The court properly denied defendant's suppression motion in all respects. When police officers who were investigating a recent, nearby shooting saw defendant adjusting a large object that bulged from his waistband, suggesting the presence of a handgun rather than an innocuous object (see People v Benjamin, 51 NY2d 267, 271 [1980]), they had, at least, at least a common-law right to inquire. The record supports the conclusion that defendant fled upon being told to stop, rather than in response to a prior order by the police that defendant and his companions "disperse," which defendant ignored. Even if the police did not already have reasonable suspicion justifying pursuit, defendant's flight elevated the interaction to one of reasonable suspicion, justifying police pursuit, which led to the recovery of a handgun that defendant discarded (see People v Sierra, 83 NY2d 928, 929 [1994]).
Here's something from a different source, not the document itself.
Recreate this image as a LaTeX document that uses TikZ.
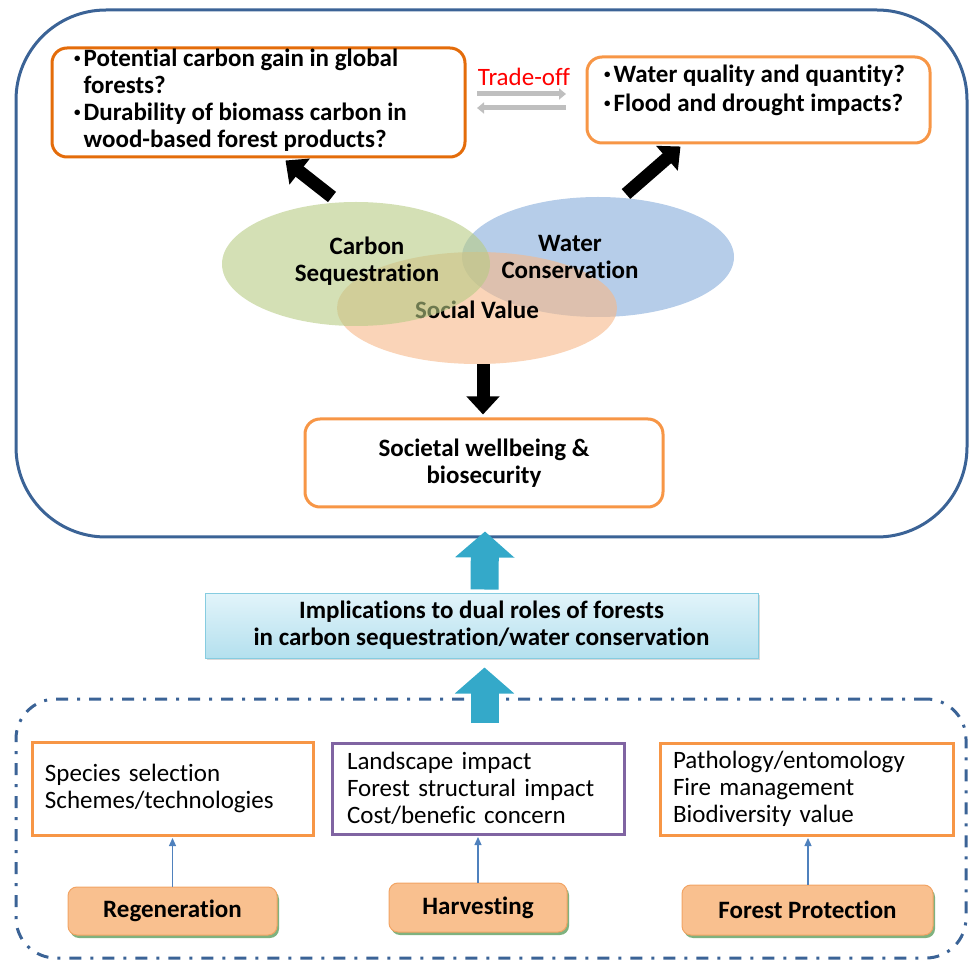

The court also correctly determined that the People met their burden of proving, beyond a reasonable doubt, that defendant's statements to the police, made after receiving and waiving Miranda warnings, were voluntary under the totality of circumstances (see generally Arizona v Fulminante, 499 US 279, 285-288 [1991]; People v Anderson, 42 NY2d 35, 38-39 [1977]). There is no evidence that defendant was so sleep-deprived and ill that he could not make a voluntary statement (see e.g. People v Ashline, 124 AD3d 1258, 1259 [4th Dept 2015], lv denied, 27 NY3d 1128 [2016]). None of the police interrogation tactics were fundamentally unfair (see People v Tarsia, 50 NY2d 1, 11 [1980]). In particular, the police did not expressly promise defendant leniency in exchange for his cooperation (see People v Rodriguez, 270 AD2d 956, 957 [4th Dept 2000], lv denied 95 NY2d 870 [2000]; People v Martinez, 133 AD2d 572, 574 [1st Dept 1987], lv denied 70 NY2d 957 [1988]). In any event, any error in admitting the statement was harmless under the circumstances of the case and defendant's trial strategy (see People v Crimmins, 36 NY2d 230 [1975]).
We perceive no basis for reducing the sentence, including the five-year period of postrelease supervision.
THIS CONSTITUTES THE DECISION AND ORDER OF THE SUPREME COURT, APPELLATE DIVISION, FIRST DEPARTMENT.